The Apostle Paul told early Christians, “If you declare with your mouth, ‘Jesus is Lord,’ and believe in your heart that God raised him from the dead, you will be saved.”6 It was extremely important that Christians believed that Jesus was the Messiah, had died for the sins of the world, and had been raised from the dead.
But faith was more than just assenting to these truths. One had to “declare with your mouth, ‘Jesus is Lord.’” At first glance, this does not seem like a big deal. But in the Roman Empire, where everyone had to proclaim Caesar as Lord, this was blasphemy. It was not simply unpatriotic; it was grounds for execution. For early Christians, faith in God meant trusting in him for salvation in the face of very real trials and dangers.
The barrier to this kind of faith is anxiety and worry. But, for Christians, trusting in God means not worrying about the future. Life may spin out of our control, but we trust that God is still in ultimate control. This is why Jesus told his followers:
Therefore I tell you, do not worry about your life, what you will eat or drink; or about your body, what you will wear. Is not life more than food, and the body more than clothes? Look at the birds of the air; they do not sow or reap or store away in barns, and yet your heavenly Father feeds them. Are you not much more valuable than they? Can any one of you by worrying add a single hour to your life?7
Fidelitas: Faith as Faithfulness
The last kind of faith is fidelitas, which means “faithfulness, fidelity.”8 It carries the connotation of faithfulness in a relationship to another person. The most common application of this kind of faith is in marriage. When two people get married, they pledge their love, commitment, and faithfulness to one another, forsaking all others and becoming bound to only each other.

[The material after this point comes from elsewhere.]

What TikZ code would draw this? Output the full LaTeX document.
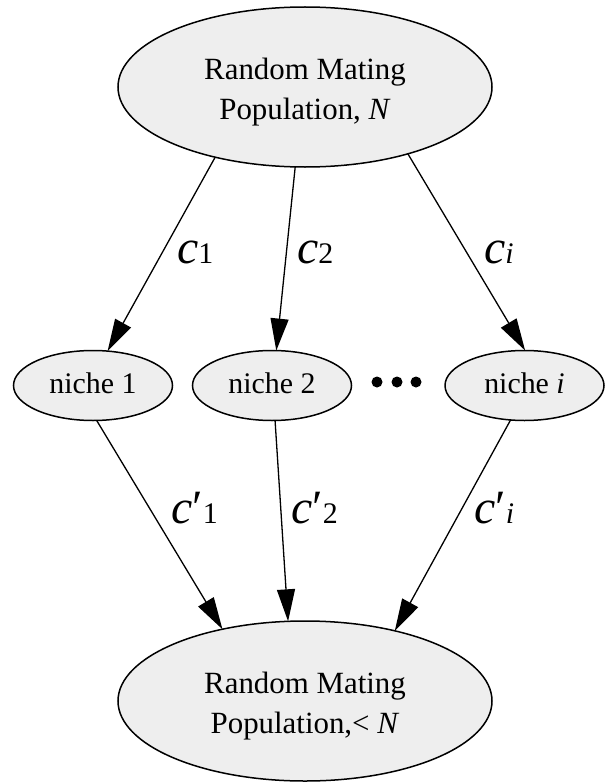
\documentclass[tikz,border=0pt]{standalone}
\usepackage{fontspec}
\setmainfont{Liberation Serif}
\usetikzlibrary{shapes.geometric,arrows.meta}
\definecolor{fillg}{RGB}{238,238,238}
\newcommand{\cbig}{{\fontsize{48}{48}\selectfont\itshape c}}
\newcommand{\cprm}{{\fontsize{48}{48}\selectfont ′}}
\begin{document}
\begin{tikzpicture}[x=1bp,y=-1bp,
  ell/.style={ellipse, draw=black, line width=1.5bp, fill=fillg, inner sep=0pt, outer sep=0pt},
  bigell/.style={ell, minimum width=374bp, minimum height=160bp},
  nicheell/.style={ell, minimum width=159bp, minimum height=70bp,
    font=\fontsize{30}{30}\selectfont, text height=20.5bp, text depth=4.5bp},
  bigtxt/.style={align=center, font=\fontsize{31}{40}\selectfont, inner sep=0pt},
  lab/.style={anchor=base west, inner sep=0pt, font=\fontsize{30}{30}\selectfont},
  arr/.style={line width=1.3bp, -{Triangle[length=32bp,width=18bp]}},
  dotc/.style={circle, fill=black, inner sep=0pt, minimum size=11bp}]
\useasboundingbox (0,0) rectangle (605,782);
% big ellipses
\node[bigell] (top) at (305,87) {};
\node[bigtxt] (toptext) at (305,91.75) {Random Mating\\Population, \textit{N}};
\node[bigell] (bot) at (305,701) {};
\node[bigtxt] (bottext) at (305,705.75) {Random Mating\\Population,< \textit{N}};
% niches
\node[nicheell] (n1) at (93,385.5) {niche 1};
\node[nicheell] (n2) at (272,385.5) {niche 2};
\node[nicheell] (ni) at (524.5,385.5) {niche \textit{i}};
% dots
\node[dotc] (d1) at (377,382) {};
\node[dotc] (d2) at (397,382) {};
\node[dotc] (d3) at (416,382) {};
% arrows
\draw[arr] (top.218) -- (n1.67);
\draw[arr] (top.263) -- (n2.83);
\draw[arr] (top.-33) -- (ni.89);
\draw[arr] (n1.-84) -- (bot.139);
\draw[arr] (n2.-85) -- (bot.102);
\draw[arr] (ni.-112) -- (bot.38);
% labels
\node[lab] (lc1) at (177,263) {\cbig 1};
\node[lab] (lc2) at (297,263) {\cbig 2};
\node[lab] (lci) at (484,263) {\cbig\textit{i}};
\node[lab] (lp1) at (171,523) {\cbig\cprm 1};
\node[lab] (lp2) at (291,523) {\cbig\cprm 2};
\node[lab] (lpi) at (474,523) {\cbig\cprm\textit{i}};
\end{tikzpicture}
\end{document}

The immediate threat to fidelity is unfaithfulness or adultery. Adultery is often the manifestation of a simple drifting apart in the relationship, usually during difficult seasons. Many of the Old Testament prophets believed this is what happened when the people of Israel drifted away from God. The prophets likened them to adulterous wives or prostitutes.9 But God, they asserted, would be a faithful husband who would stay by their side “in sickness and in health.”10
Things Unseen
Faith has many dimensions. And of course, it’s risky. Nothing is guaranteed. One Bible writer described faith as “confidence in what we hope for and assurance about what we do not see.”11
Whether you are pursuing faith as belief, trust, or faithfulness, may you hold out hope that both the journey and destination are worth it.